This Month's Event will Include a Women's Tournament
With a new title sponsor, the District's annual tennis tournament has received a major makeover. Formerly the Legg Mason Tennis Classic, the event is now called the Citi Open. Americans Sam Querrey and Mardy Fish will once again participate in Washington's hard-court classic.
This year, the tournament will incorporate a women's event that will include ascending American Sloane Stephens, 19, who advanced to the fourth round of the French Open last month. Both tournaments will be played at the event's traditional site, the William H.G. FitzGerald Tennis Center, from July 28--Aug. 5.
The date overlaps with the 2012 Summer Olympics, thus, the men's field has been trimmed to 32 and will be missing three-time champion Andy Roddick, 2007 finalist John Isner and doubles specialists Mike and Bob Bryan, who will play for the U.S. Olympic team.
Fish, won a silver medal at the 2004 Athens Games, and is currently ranked 12th in the world.
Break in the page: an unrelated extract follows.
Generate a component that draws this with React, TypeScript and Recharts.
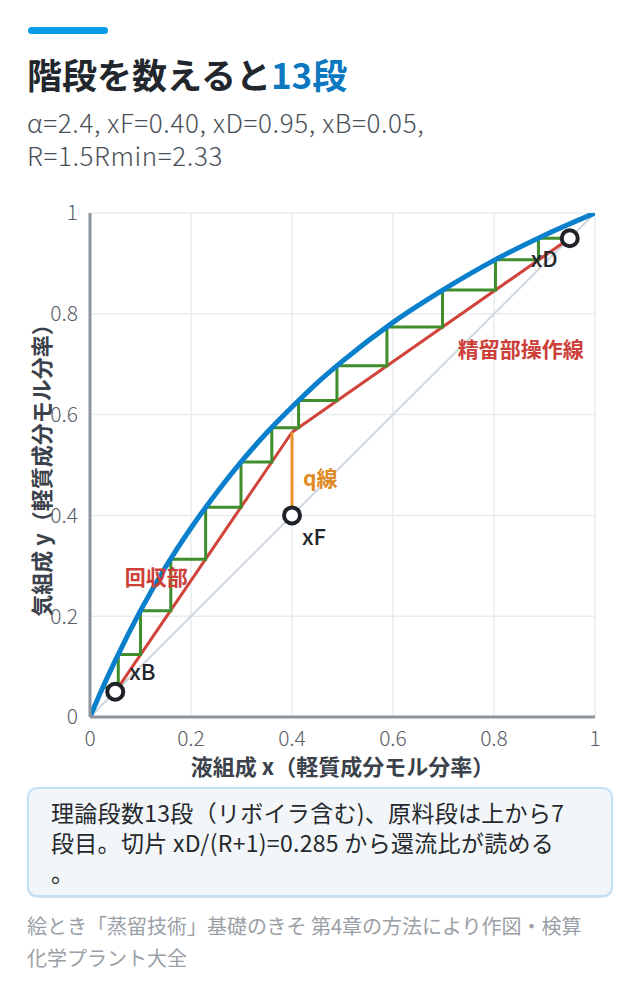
import React from "react";
import {
  ComposedChart,
  Line,
  Scatter,
  XAxis,
  YAxis,
  CartesianGrid,
  ReferenceDot,
} from "recharts";

// ---- data ----
const axisTicks = [0, 0.2, 0.4, 0.6, 0.8, 1];

const equilibrium = [
  { x: 0, y: 0 },
  { x: 0.025, y: 0.058 },
  { x: 0.05, y: 0.112 },
  { x: 0.1, y: 0.211 },
  { x: 0.15, y: 0.298 },
  { x: 0.2, y: 0.375 },
  { x: 0.25, y: 0.444 },
  { x: 0.3, y: 0.507 },
  { x: 0.35, y: 0.564 },
  { x: 0.4, y: 0.615 },
  { x: 0.45, y: 0.663 },
  { x: 0.5, y: 0.706 },
  { x: 0.6, y: 0.783 },
  { x: 0.7, y: 0.848 },
  { x: 0.8, y: 0.906 },
  { x: 0.9, y: 0.956 },
  { x: 1, y: 1 },
];

const diagonal = [
  { x: 0, y: 0 },
  { x: 1, y: 1 },
];

const rectifyingLine = [
  { x: 0.4, y: 0.565 },
  { x: 0.95, y: 0.95 },
];

const strippingLine = [
  { x: 0.05, y: 0.05 },
  { x: 0.4, y: 0.565 },
];

const qLine = [
  { x: 0.4, y: 0.4 },
  { x: 0.4, y: 0.565 },
];

const steps = [
  { x: 0.95, y: 0.95 },
  { x: 0.888, y: 0.95 },
  { x: 0.888, y: 0.907 },
  { x: 0.803, y: 0.907 },
  { x: 0.803, y: 0.847 },
  { x: 0.698, y: 0.847 },
  { x: 0.698, y: 0.774 },
  { x: 0.588, y: 0.774 },
  { x: 0.588, y: 0.697 },
  { x: 0.489, y: 0.697 },
  { x: 0.489, y: 0.628 },
  { x: 0.413, y: 0.628 },
  { x: 0.413, y: 0.574 },
  { x: 0.36, y: 0.574 },
  { x: 0.36, y: 0.506 },
  { x: 0.299, y: 0.506 },
  { x: 0.299, y: 0.416 },
  { x: 0.229, y: 0.416 },
  { x: 0.229, y: 0.313 },
  { x: 0.16, y: 0.313 },
  { x: 0.16, y: 0.211 },
  { x: 0.1, y: 0.211 },
  { x: 0.1, y: 0.124 },
  { x: 0.056, y: 0.124 },
  { x: 0.056, y: 0.059 },
  { x: 0.025, y: 0.059 },
];

const keyPoints = [
  { x: 0.05, y: 0.05, name: "xB" },
  { x: 0.4, y: 0.4, name: "xF" },
  { x: 0.95, y: 0.95, name: "xD" },
];

const textLabels = [
  { x: 0.05, y: 0.05, text: "xB", color: "#23272c", dx: 14, dy: -22, anchor: "start", weight: 500, size: 22 },
  { x: 0.4, y: 0.4, text: "xF", color: "#23272c", dx: 10, dy: 20, anchor: "start", weight: 500, size: 22 },
  { x: 0.95, y: 0.95, text: "xD", color: "#23272c", dx: -39, dy: 19, anchor: "start", weight: 500, size: 22 },
  { x: 0.4, y: 0.48, text: "q線", color: "#e08a23", dx: 11, dy: 2, anchor: "start", weight: 700, size: 21 },
  { x: 0.853, y: 0.732, text: "精留部操作線", color: "#cc4039", dx: 0, dy: 0, anchor: "middle", weight: 700, size: 21 },
  { x: 0.131, y: 0.28, text: "回収部", color: "#cc4039", dx: 0, dy: 0, anchor: "middle", weight: 700, size: 21 },
];

const FONT = "'Noto Sans CJK JP', 'Noto Sans', sans-serif";

const makeText = (t: any) => (props: any) => {
  const { cx, cy } = props;
  return (
    <text
      x={cx + t.dx}
      y={cy + t.dy}
      fill={t.color}
      fontSize={t.size}
      fontWeight={t.weight}
      fontFamily={FONT}
      textAnchor={t.anchor}
      dominantBaseline="central"
    >
      {t.text}
    </text>
  );
};

const OpenCircle = (props: any) => {
  const { cx, cy } = props;
  return <circle cx={cx} cy={cy} r={8} fill="#ffffff" stroke="#1f2328" strokeWidth={4} />;
};

const YTitle = (props: any) => {
  const vb = props.viewBox || {};
  const cx = 40;
  const cy = (vb.y || 0) + (vb.height || 0) / 2;
  return (
    <text
      x={cx}
      y={cy}
      transform={`rotate(-90, ${cx}, ${cy})`}
      textAnchor="middle"
      dominantBaseline="central"
      fontSize={22}
      fontWeight={700}
      fill="#3b424b"
      fontFamily={FONT}
    >
      気組成 y（軽質成分モル分率）
    </text>
  );
};

const XTitle = (props: any) => {
  const vb = props.viewBox || {};
  const cx = (vb.x || 0) + (vb.width || 0) / 2;
  const cy = (vb.y || 0) + 48;
  return (
    <text
      x={cx}
      y={cy}
      textAnchor="middle"
      dominantBaseline="central"
      fontSize={22}
      fontWeight={700}
      fill="#3b424b"
      fontFamily={FONT}
    >
      液組成 x（軽質成分モル分率）
    </text>
  );
};

export default function App() {
  const tickStyle = { fontSize: 21, fill: "#5a6068", fontFamily: FONT, fontWeight: 300 };
  return (
    <div
      style={{
        position: "absolute",
        left: 0,
        top: 0,
        width: 640,
        height: 1008,
        background: "#ffffff",
        fontFamily: FONT,
      }}
    >
      <div
        style={{
          position: "absolute",
          left: 28,
          top: 27,
          width: 80,
          height: 7,
          borderRadius: 4,
          background: "#0a9be8",
        }}
      />
      <div
        style={{
          position: "absolute",
          left: 27,
          top: 52,
          fontSize: 35,
          fontWeight: 700,
          color: "#22272d",
          whiteSpace: "nowrap",
          lineHeight: "44px",
        }}
      >
        階段を数えると<span style={{ color: "#0b78bf" }}>13段</span>
      </div>
      <div
        style={{
          position: "absolute",
          left: 27,
          top: 105,
          fontSize: 26,
          fontWeight: 300,
          letterSpacing: 0.6,
          color: "#4a5058",
          lineHeight: "33px",
          whiteSpace: "nowrap",
        }}
      >
        <div>α=2.4, xF=0.40, xD=0.95, xB=0.05,</div>
        <div>R=1.5Rmin=2.33</div>
      </div>

      <div style={{ position: "absolute", left: 0, top: 190 }}>
        <ComposedChart
          width={640}
          height={600}
          margin={{ top: 23, right: 45, bottom: 13, left: 0 }}
        >
          <CartesianGrid stroke="#e8ecf0" strokeWidth={1.5} />
          <XAxis
            type="number"
            dataKey="x"
            domain={[0, 1]}
            ticks={axisTicks}
            allowDataOverflow
            tickFormatter={(v: number) => String(v)}
            tickLine={false}
            tickSize={6}
            tickMargin={8}
            axisLine={{ stroke: "#8d949c", strokeWidth: 3 }}
            tick={tickStyle}
            height={60}
            label={<XTitle />}
          />
          <YAxis
            type="number"
            dataKey="y"
            domain={[0, 1]}
            ticks={axisTicks}
            allowDataOverflow
            tickFormatter={(v: number) => String(v)}
            tickLine={false}
            tickSize={6}
            tickMargin={6}
            axisLine={{ stroke: "#8d949c", strokeWidth: 3 }}
            tick={tickStyle}
            width={90}
            label={<YTitle />}
          />
          {textLabels.map((t) => (
            <ReferenceDot
              key={t.text}
              x={t.x}
              y={t.y}
              r={0}
              ifOverflow="visible"
              shape={makeText(t)}
            />
          ))}
          <Line
            data={diagonal}
            dataKey="y"
            type="linear"
            stroke="#cfd6dd"
            strokeWidth={2}
            dot={false}
            activeDot={false}
            isAnimationActive={false}
          />
          <Line
            data={strippingLine}
            dataKey="y"
            type="linear"
            stroke="#d0433a"
            strokeWidth={3}
            dot={false}
            activeDot={false}
            isAnimationActive={false}
          />
          <Line
            data={rectifyingLine}
            dataKey="y"
            type="linear"
            stroke="#d0433a"
            strokeWidth={3}
            dot={false}
            activeDot={false}
            isAnimationActive={false}
          />
          <Line
            data={qLine}
            dataKey="y"
            type="linear"
            stroke="#e8922a"
            strokeWidth={3}
            dot={false}
            activeDot={false}
            isAnimationActive={false}
          />
          <Line
            data={steps}
            dataKey="y"
            type="linear"
            stroke="#3f8d2b"
            strokeWidth={3}
            dot={false}
            activeDot={false}
            isAnimationActive={false}
          />
          <Line
            data={equilibrium}
            dataKey="y"
            type="monotone"
            stroke="#0a80cc"
            strokeWidth={5}
            strokeLinecap="round"
            dot={false}
            activeDot={false}
            isAnimationActive={false}
          />
          <Scatter
            data={keyPoints}
            dataKey="y"
            shape={<OpenCircle />}
            isAnimationActive={false}
          />
        </ComposedChart>
      </div>

      <div
        style={{
          position: "absolute",
          left: 27,
          top: 787,
          width: 586,
          height: 110,
          boxSizing: "border-box",
          border: "2px solid #bfe1f6",
          borderRadius: 10,
          background: "#f3f6f9",
          padding: "8px 22px",
          fontSize: 23,
          letterSpacing: 0.3,
          lineHeight: "30px",
          color: "#25292e",
          whiteSpace: "nowrap",
          boxShadow: "0 1px 0 #d8dde2",
        }}
      >
        <div>理論段数13段（リボイラ含む)、原料段は上から7</div>
        <div>段目。切片 xD/(R+1)=0.285 から還流比が読める</div>
        <div>。</div>
      </div>

      <div
        style={{
          position: "absolute",
          left: 27,
          top: 910,
          fontSize: 20,
          lineHeight: "32px",
          color: "#9aa0a6",
          whiteSpace: "nowrap",
        }}
      >
        <div>絵とき「蒸留技術」基礎のきそ 第4章の方法により作図・検算</div>
        <div>化学プラント大全</div>
      </div>
    </div>
  );
}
He opted out of the Olympics this year because he prefers to prepare for the U.S. Open on the North American hard court circuit. This will be Fish's seventh appearance in the tournament. Querrey will be back for a fourth time.
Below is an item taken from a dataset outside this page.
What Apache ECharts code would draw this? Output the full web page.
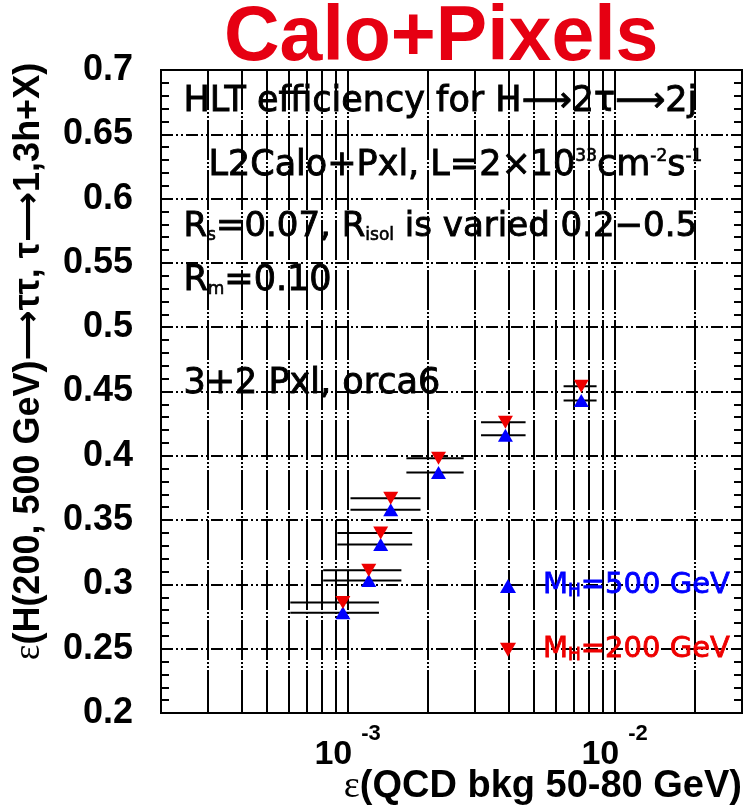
<!DOCTYPE html>
<html><head><meta charset="utf-8">
<script src="https://cdn.jsdelivr.net/npm/echarts@6/dist/echarts.min.js"></script>
<style>html,body{margin:0;padding:0;background:#fff}#c{width:745px;height:807px}</style>
</head><body><div id="c"></div>
<script>
// ---- data ----
const xTickValues = [2e-4,3e-4,4e-4,5e-4,6e-4,7e-4,8e-4,9e-4,1e-3,2e-3,3e-3,4e-3,5e-3,6e-3,7e-3,8e-3,9e-3,1e-2,2e-2,3e-2];
const xLabelValues = [1e-3, 1e-2];
const yMin = 0.2, yMax = 0.7, yStep = 0.05;
const bkgEff = [9.6e-4, 1.2e-3, 1.33e-3, 1.45e-3, 2.19e-3, 3.9e-3, 7.5e-3];
const bkgErr = [3.5e-4, 3.9e-4, 4.15e-4, 4.25e-4, 5.3e-4, 7.4e-4, 1.06e-3];
const effMH500 = [0.278, 0.303, 0.331, 0.358, 0.387, 0.416, 0.443];
const effMH200 = [0.286, 0.311, 0.340, 0.367, 0.398, 0.426, 0.454];
const seriesNames = ['M500', 'M200'];
const legendLabels = ['=500 GeV', '=200 GeV'];

const FONT = '"Liberation Sans", Arial, Helvetica, sans-serif';
const TFONT = '"DejaVu Sans", "Liberation Sans", sans-serif';
const BLUE = '#0000ff', RED = '#ee0000';
const DOWN_TRI = 'path://M0,0L10,0L5,8.7Z';

const chart = echarts.init(document.getElementById('c'));

function errSeries(yArr, name) {
  return {
    type: 'custom', name: name, silent: true, z: 3, clip: true,
    encode: {x: 0, y: 1},
    data: bkgEff.map((x, i) => [x, yArr[i], bkgErr[i]]),
    renderItem: function (params, api) {
      const x = api.value(0), y = api.value(1), e = api.value(2);
      const p1 = api.coord([x - e, y]), p2 = api.coord([x + e, y]);
      return {type: 'line', shape: {x1: p1[0], y1: p1[1], x2: p2[0], y2: p2[1]},
              style: {stroke: '#000', lineWidth: 2}};
    }
  };
}

const hGrid = [12, 3, 2, 3, 2, 3];
const vGrid = [40, 2, 2, 2, 2, 2];
const AR = {fontFamily: '"DejaVu Sans", sans-serif', fontWeight: 'bold', fontSize: 35, color: '#000'};
const TXT = {fontFamily: TFONT, fontSize: 35, fill: '#000', stroke: '#000', lineWidth: 0.9};
const SUB = {fontFamily: TFONT, fontSize: 17, fill: '#000', stroke: '#000', lineWidth: 0.6};

const option = {
  animation: false,
  backgroundColor: '#fff',
  title: {
    text: 'Calo+Pixels', left: 224, top: 0, padding: 0,
    textStyle: {fontFamily: FONT, fontSize: 77, fontWeight: 'bold', color: '#e60012'}
  },
  grid: {left: 161, top: 70, right: 3, bottom: 94, containLabel: false, outerBoundsMode: 'none',
         show: true, borderColor: '#000', borderWidth: 2, backgroundColor: 'transparent'},
  xAxis: {
    type: 'log', min: 2e-4, max: 3e-2, logBase: 10,
    name: '{e|ε}{t|(QCD bkg 50-80 GeV)}', nameLocation: 'end', nameGap: 0, nameMoveOverlap: false,
    nameTextStyle: {align: 'right', verticalAlign: 'top', padding: [55, 0, 0, 0],
      rich: {e: {fontFamily: '"Liberation Serif", serif', fontSize: 38, color: '#000'},
             t: {fontFamily: FONT, fontSize: 38, fontWeight: 'bold', color: '#000'}}},
    axisLine: {show: true, lineStyle: {color: '#000', width: 2}},
    axisTick: {show: true, inside: true, length: 14, customValues: xTickValues, lineStyle: {color: '#000', width: 2}},
    minorTick: {show: false},
    axisLabel: {
      customValues: xLabelValues, margin: 10,
      formatter: v => '{b|10}{s|' + Math.round(Math.log10(v)) + '}',
      rich: {
        b: {fontFamily: FONT, fontSize: 34, fontWeight: 'bold', color: '#000', lineHeight: 64},
        s: {fontFamily: FONT, fontSize: 22, fontWeight: 'bold', color: '#000', lineHeight: 22, padding: [0, 0, 0, 9], verticalAlign: 'top'}
      }
    },
    splitLine: {show: true, lineStyle: {color: '#000', width: 2, type: vGrid}}
  },
  yAxis: [{
    type: 'value', min: yMin, max: yMax, interval: yStep,
    name: '{e|ε}{t|(H(200, 500 GeV)}{a|⟶}{t|ττ, τ}{a|⟶}{t|1,3h+X)}', nameLocation: 'middle', nameGap: 113,
    nameMoveOverlap: false,
    nameTextStyle: {padding: [0, 0, 0, 60],
      rich: {e: {fontFamily: '"Liberation Serif", serif', fontSize: 37, color: '#000'},
             t: {fontFamily: FONT, fontSize: 36, fontWeight: 'bold', color: '#000'},
             a: AR}},
    axisLine: {show: true, lineStyle: {color: '#000', width: 2}},
    axisTick: {show: true, inside: true, length: 9, lineStyle: {color: '#000', width: 2}},
    minorTick: {show: true, splitNumber: 5, length: 8, lineStyle: {color: '#000', width: 2}},
    axisLabel: {margin: 28, fontFamily: FONT, fontSize: 36, fontWeight: 'bold', color: '#000',
                formatter: v => String(+v.toFixed(2))},
    splitLine: {show: true, lineStyle: {color: '#000', width: 2, type: hGrid}}
  }, {
    type: 'value', min: yMin, max: yMax, interval: yStep, position: 'right',
    axisLine: {show: true, lineStyle: {color: '#000', width: 2}},
    axisTick: {show: true, inside: true, length: 9, lineStyle: {color: '#000', width: 2}},
    minorTick: {show: true, splitNumber: 5, length: 8, lineStyle: {color: '#000', width: 2}},
    axisLabel: {show: false}, splitLine: {show: false}
  }],
  legend: {
    orient: 'vertical', left: 495, top: 566, itemWidth: 16, itemHeight: 14, itemGap: 34,
    selectedMode: false,
    data: [
      {name: seriesNames[0], icon: 'triangle', textStyle: {color: BLUE, textBorderColor: BLUE}},
      {name: seriesNames[1], icon: DOWN_TRI, textStyle: {color: RED, textBorderColor: RED}}
    ],
    formatter: n => '{m|M}{s|H}{m|' + legendLabels[seriesNames.indexOf(n)] + '}',
    textStyle: {fontFamily: TFONT, fontSize: 29, padding: [0, 0, 0, 22], textBorderWidth: 0.8,
      rich: {m: {fontFamily: TFONT, fontSize: 29}, s: {fontFamily: TFONT, fontSize: 17, verticalAlign: 'bottom'}}}
  },
  graphic: [
    {type: 'text', left: 183, top: 84, z: 10, style: Object.assign({text: 'HLT efficiency for H⟶2τ⟶2j'}, TXT)},
    {type: 'text', left: 208, top: 148, z: 10, style: Object.assign({text: 'L2Calo+Pxl, L=2×10{p|33}cm{p|-2}s{p|-1}',
      rich: {p: Object.assign({verticalAlign: 'top'}, SUB)}}, TXT)},
    {type: 'text', left: 183, top: 210, z: 10, style: Object.assign({text: 'R{b|s}=0.07, R{b|isol} is varied 0.2−0.5',
      rich: {b: Object.assign({verticalAlign: 'bottom'}, SUB)}}, TXT, {fontSize: 34})},
    {type: 'text', left: 183, top: 263, z: 10, style: Object.assign({text: 'R{b|m}=0.10',
      rich: {b: Object.assign({verticalAlign: 'bottom'}, SUB)}}, TXT)},
    {type: 'text', left: 183, top: 366, z: 10, style: Object.assign({text: '3+2 Pxl, orca6'}, TXT)}
  ],
  series: [
    errSeries(effMH500, 'err500'),
    errSeries(effMH200, 'err200'),
    {type: 'scatter', name: seriesNames[0], z: 5, symbol: 'triangle', symbolSize: [15, 13],
     itemStyle: {color: BLUE, opacity: 1}, data: bkgEff.map((x, i) => [x, effMH500[i]])},
    {type: 'scatter', name: seriesNames[1], z: 6, symbol: DOWN_TRI, symbolSize: [15, 13],
     itemStyle: {color: RED, opacity: 1}, data: bkgEff.map((x, i) => [x, effMH200[i]])}
  ]
};
chart.setOption(option);
</script></body></html>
Tommy Haas has committed to play, and he'll be joined by South Africa's Kevin Anderson, Alexandr Dolgopolov of Ukraine, two-time U.S. Open semifinalist Mikhail Youzhny and former No. 5 Tommy Robredo.
The women's event is a WTA international-level tournament, one step below the elite ranks for points awarded and prize money. It will be led by Anastasia Pavlyuchenkova, 20, who's been ranked as high as No. 13; and Stephens, who has risen to a career-high 57th in the world after her outstanding play in this year's French Open. A native of Fort Lauderdale, Fla., Stephens is the youngest woman currently ranked in the WTA's top 100.
The 2012 Citi Open men's tournament is an ATP World Tour 500 level event, and based on its prize money (nearly $1.5 million), is classified among the top 20 ATP events in the world. The women's tournament has $220,000 in prize money.
The tournament is now in its 43rd year, and is owned by its beneficiary, the Washington Tennis & Education Foundation, which provides tennis instruction and academic help to Washington-area kids, particularly those from low-income neighborhoods.